> **Task statement**
Omit all pictures. Copy the rest of the material exactly.

> **Collected material**
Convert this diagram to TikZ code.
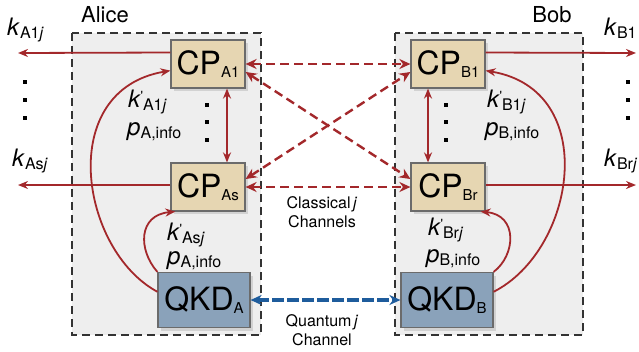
\documentclass[tikz,border=0pt]{standalone}
\usepackage{fontspec}
\setmainfont{TeX Gyre Heros}
\usepackage{xcolor}
\usetikzlibrary{arrows.meta,positioning,shadows}
\definecolor{cpfill}{HTML}{E6D6B2}
\definecolor{qkdfill}{HTML}{8AA2BA}
\definecolor{boxedge}{HTML}{6B6B6B}
\definecolor{keyred}{HTML}{A3282B}
\definecolor{qblue}{HTML}{1E5C9C}
\definecolor{partyfill}{HTML}{EEEEEE}
\tikzset{
  party/.style={draw=black!80,dash pattern=on 8pt off 5pt,line width=1.4pt,fill=partyfill},
  cpbox/.style={draw=boxedge,line width=1.2pt,fill=cpfill,minimum width=74pt,minimum height=48pt,
    inner sep=0pt,font=\fontsize{32}{32}\selectfont,
    drop shadow={opacity=0.25,shadow xshift=3pt,shadow yshift=-3pt}},
  qkdbox/.style={cpbox,fill=qkdfill,minimum width=92pt,minimum height=55pt},
  keyarr/.style={-{Stealth[length=10pt,width=8pt]},line width=1.8pt,draw=keyred},
  bothkey/.style={{Stealth[length=10pt,width=8pt]}-{Stealth[length=10pt,width=8pt]},line width=1.8pt,draw=keyred},
  clarr/.style={{Stealth[length=11pt,width=10pt]}-{Stealth[length=11pt,width=10pt]},line width=2.4pt,
    draw=keyred,dash pattern=on 9pt off 5pt},
  qarr/.style={{Stealth[length=11pt,width=10pt]}-{Stealth[length=11pt,width=10pt]},line width=3.4pt,
    draw=qblue,dash pattern=on 12pt off 3pt},
  lbl/.style={font=\fontsize{24}{24}\selectfont,inner sep=0pt,anchor=base west},
  chan/.style={font=\fontsize{16}{19}\selectfont,align=center,inner sep=0pt},
  partyname/.style={font=\fontsize{22}{22}\selectfont,inner sep=0pt},
  vdot/.style={fill=black,minimum size=4pt,inner sep=0pt}
}
\newcommand{\bsub}[1]{\raisebox{-3pt}{\fontsize{15}{15}\selectfont #1}}
\newcommand{\lsub}[1]{\raisebox{-3pt}{\fontsize{16}{16}\selectfont #1}}
\newcommand{\kp}{\textit{k}\kern-0.5pt\raisebox{7pt}{\fontsize{13}{13}\selectfont\textquotesingle}}

\begin{document}
\begin{tikzpicture}[x=1pt,y=-1pt]
\useasboundingbox (0,0) rectangle (639,351);
\draw[party] (72,33) rectangle (261,335);
\draw[party] (395,33) rectangle (583,335);
\node[partyname] (alice) at (105,15) {Alice};
\node[partyname] (bob) at (552,15) {Bob};

\node[cpbox] (cpa1) at (208,64) {CP\bsub{A1}};
\node[cpbox] (cpas) at (208,187) {CP\bsub{As}};
\node[qkdbox] (qkda) at (204,300) {QKD\bsub{A}};
\node[cpbox] (cpb1) at (448,64) {CP\bsub{B1}};
\node[cpbox] (cpbr) at (448,187) {CP\bsub{Br}};
\node[qkdbox] (qkdb) at (447,300) {QKD\bsub{B}};

\coordinate (ka1end) at (18,53);
\coordinate (kasend) at (18,185);
\coordinate (kb1end) at (636,53);
\coordinate (kbrend) at (636,185);
\draw[keyarr] (cpa1.163) -- (ka1end);
\draw[keyarr] (cpas.west |- kasend) -- (kasend);
\draw[keyarr] (cpb1.17) -- (kb1end);
\draw[keyarr] (cpbr.east |- kbrend) -- (kbrend);

\node[lbl] (ka1) at (7,35) {\textit{k}\lsub{A1\textit{j}}};
\node[lbl] (kas) at (12,166) {\textit{k}\lsub{As\textit{j}}};
\node[lbl] (kb1) at (604,35) {\textit{k}\lsub{B1}};
\node[lbl] (kbr) at (604,166) {\textit{k}\lsub{Br\textit{j}}};

\foreach \yy in {82,100,118} {
  \node[vdot] at (25,\yy) {};
  \node[vdot] at (628,\yy) {};
}
\foreach \yy in {105,122,140} {
  \node[vdot] at (207,\yy) {};
  \node[vdot] at (446,\yy) {};
}

\draw[bothkey] (cpa1.south -| 227,0) -- (cpas.north -| 227,0);
\draw[bothkey] (cpb1.south -| 428,0) -- (cpbr.north -| 428,0);

\draw[keyarr] (qkda.170) .. controls (80,250) and (55,90) .. (cpa1.190);
\draw[keyarr] (qkda.north west) .. controls (138,250) and (138,215) .. (cpas.217);
\draw[keyarr] (qkdb.10) .. controls (576,250) and (601,90) .. (cpb1.350);
\draw[keyarr] (qkdb.north east) .. controls (516,255) and (518,215) .. (cpbr.323);

\node[lbl] (kpa1) at (128,107) {\kp\lsub{A1\textit{j}}};
\node[lbl] (pa1) at (127,135) {\textit{p}\lsub{A,info}};
\node[lbl] (kpas) at (167,240) {\kp\lsub{As\textit{j}}};
\node[lbl] (pas) at (167,264) {\textit{p}\lsub{A,info}};
\node[lbl] (kpb1) at (487,107) {\kp\lsub{B1\textit{j}}};
\node[lbl] (pb1) at (485,135) {\textit{p}\lsub{B,info}};
\node[lbl] (kpbr) at (428,235) {\kp\lsub{Br\textit{j}}};
\node[lbl] (pbr) at (426,262) {\textit{p}\lsub{B,info}};

\draw[clarr] (cpa1.east) -- (cpb1.west);
\draw[clarr] (cpas.east) -- (cpbr.west);
\draw[clarr] (cpa1.-12) -- (cpbr.168);
\draw[clarr] (cpas.12) -- (cpb1.192);
\node[chan] (classical) at (322,212) {Classical\,\textit{j}\\Channels};

\draw[qarr] (qkda.east) -- (qkdb.west);
\node[chan] (quantum) at (322,330) {Quantum\,\textit{j}\\Channel};
\end{tikzpicture}
\end{document}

> **The answer**
Convert this diagram to TikZ code.
\documentclass[tikz,border=0pt]{standalone}
\usepackage{fontspec}
\setmainfont{TeX Gyre Heros}
\usepackage{xcolor}
\usetikzlibrary{arrows.meta,positioning,shadows}
\definecolor{cpfill}{HTML}{E6D6B2}
\definecolor{qkdfill}{HTML}{8AA2BA}
\definecolor{boxedge}{HTML}{6B6B6B}
\definecolor{keyred}{HTML}{A3282B}
\definecolor{qblue}{HTML}{1E5C9C}
\definecolor{partyfill}{HTML}{EEEEEE}
\tikzset{
  party/.style={draw=black!80,dash pattern=on 8pt off 5pt,line width=1.4pt,fill=partyfill},
  cpbox/.style={draw=boxedge,line width=1.2pt,fill=cpfill,minimum width=74pt,minimum height=48pt,
    inner sep=0pt,font=\fontsize{32}{32}\selectfont,
    drop shadow={opacity=0.25,shadow xshift=3pt,shadow yshift=-3pt}},
  qkdbox/.style={cpbox,fill=qkdfill,minimum width=92pt,minimum height=55pt},
  keyarr/.style={-{Stealth[length=10pt,width=8pt]},line width=1.8pt,draw=keyred},
  bothkey/.style={{Stealth[length=10pt,width=8pt]}-{Stealth[length=10pt,width=8pt]},line width=1.8pt,draw=keyred},
  clarr/.style={{Stealth[length=11pt,width=10pt]}-{Stealth[length=11pt,width=10pt]},line width=2.4pt,
    draw=keyred,dash pattern=on 9pt off 5pt},
  qarr/.style={{Stealth[length=11pt,width=10pt]}-{Stealth[length=11pt,width=10pt]},line width=3.4pt,
    draw=qblue,dash pattern=on 12pt off 3pt},
  lbl/.style={font=\fontsize{24}{24}\selectfont,inner sep=0pt,anchor=base west},
  chan/.style={font=\fontsize{16}{19}\selectfont,align=center,inner sep=0pt},
  partyname/.style={font=\fontsize{22}{22}\selectfont,inner sep=0pt},
  vdot/.style={fill=black,minimum size=4pt,inner sep=0pt}
}
\newcommand{\bsub}[1]{\raisebox{-3pt}{\fontsize{15}{15}\selectfont #1}}
\newcommand{\lsub}[1]{\raisebox{-3pt}{\fontsize{16}{16}\selectfont #1}}
\newcommand{\kp}{\textit{k}\kern-0.5pt\raisebox{7pt}{\fontsize{13}{13}\selectfont\textquotesingle}}

\begin{document}
\begin{tikzpicture}[x=1pt,y=-1pt]
\useasboundingbox (0,0) rectangle (639,351);
\draw[party] (72,33) rectangle (261,335);
\draw[party] (395,33) rectangle (583,335);
\node[partyname] (alice) at (105,15) {Alice};
\node[partyname] (bob) at (552,15) {Bob};

\node[cpbox] (cpa1) at (208,64) {CP\bsub{A1}};
\node[cpbox] (cpas) at (208,187) {CP\bsub{As}};
\node[qkdbox] (qkda) at (204,300) {QKD\bsub{A}};
\node[cpbox] (cpb1) at (448,64) {CP\bsub{B1}};
\node[cpbox] (cpbr) at (448,187) {CP\bsub{Br}};
\node[qkdbox] (qkdb) at (447,300) {QKD\bsub{B}};

\coordinate (ka1end) at (18,53);
\coordinate (kasend) at (18,185);
\coordinate (kb1end) at (636,53);
\coordinate (kbrend) at (636,185);
\draw[keyarr] (cpa1.163) -- (ka1end);
\draw[keyarr] (cpas.west |- kasend) -- (kasend);
\draw[keyarr] (cpb1.17) -- (kb1end);
\draw[keyarr] (cpbr.east |- kbrend) -- (kbrend);

\node[lbl] (ka1) at (7,35) {\textit{k}\lsub{A1\textit{j}}};
\node[lbl] (kas) at (12,166) {\textit{k}\lsub{As\textit{j}}};
\node[lbl] (kb1) at (604,35) {\textit{k}\lsub{B1}};
\node[lbl] (kbr) at (604,166) {\textit{k}\lsub{Br\textit{j}}};

\foreach \yy in {82,100,118} {
  \node[vdot] at (25,\yy) {};
  \node[vdot] at (628,\yy) {};
}
\foreach \yy in {105,122,140} {
  \node[vdot] at (207,\yy) {};
  \node[vdot] at (446,\yy) {};
}

\draw[bothkey] (cpa1.south -| 227,0) -- (cpas.north -| 227,0);
\draw[bothkey] (cpb1.south -| 428,0) -- (cpbr.north -| 428,0);

\draw[keyarr] (qkda.170) .. controls (80,250) and (55,90) .. (cpa1.190);
\draw[keyarr] (qkda.north west) .. controls (138,250) and (138,215) .. (cpas.217);
\draw[keyarr] (qkdb.10) .. controls (576,250) and (601,90) .. (cpb1.350);
\draw[keyarr] (qkdb.north east) .. controls (516,255) and (518,215) .. (cpbr.323);

\node[lbl] (kpa1) at (128,107) {\kp\lsub{A1\textit{j}}};
\node[lbl] (pa1) at (127,135) {\textit{p}\lsub{A,info}};
\node[lbl] (kpas) at (167,240) {\kp\lsub{As\textit{j}}};
\node[lbl] (pas) at (167,264) {\textit{p}\lsub{A,info}};
\node[lbl] (kpb1) at (487,107) {\kp\lsub{B1\textit{j}}};
\node[lbl] (pb1) at (485,135) {\textit{p}\lsub{B,info}};
\node[lbl] (kpbr) at (428,235) {\kp\lsub{Br\textit{j}}};
\node[lbl] (pbr) at (426,262) {\textit{p}\lsub{B,info}};

\draw[clarr] (cpa1.east) -- (cpb1.west);
\draw[clarr] (cpas.east) -- (cpbr.west);
\draw[clarr] (cpa1.-12) -- (cpbr.168);
\draw[clarr] (cpas.12) -- (cpb1.192);
\node[chan] (classical) at (322,212) {Classical\,\textit{j}\\Channels};

\draw[qarr] (qkda.east) -- (qkdb.west);
\node[chan] (quantum) at (322,330) {Quantum\,\textit{j}\\Channel};
\end{tikzpicture}
\end{document}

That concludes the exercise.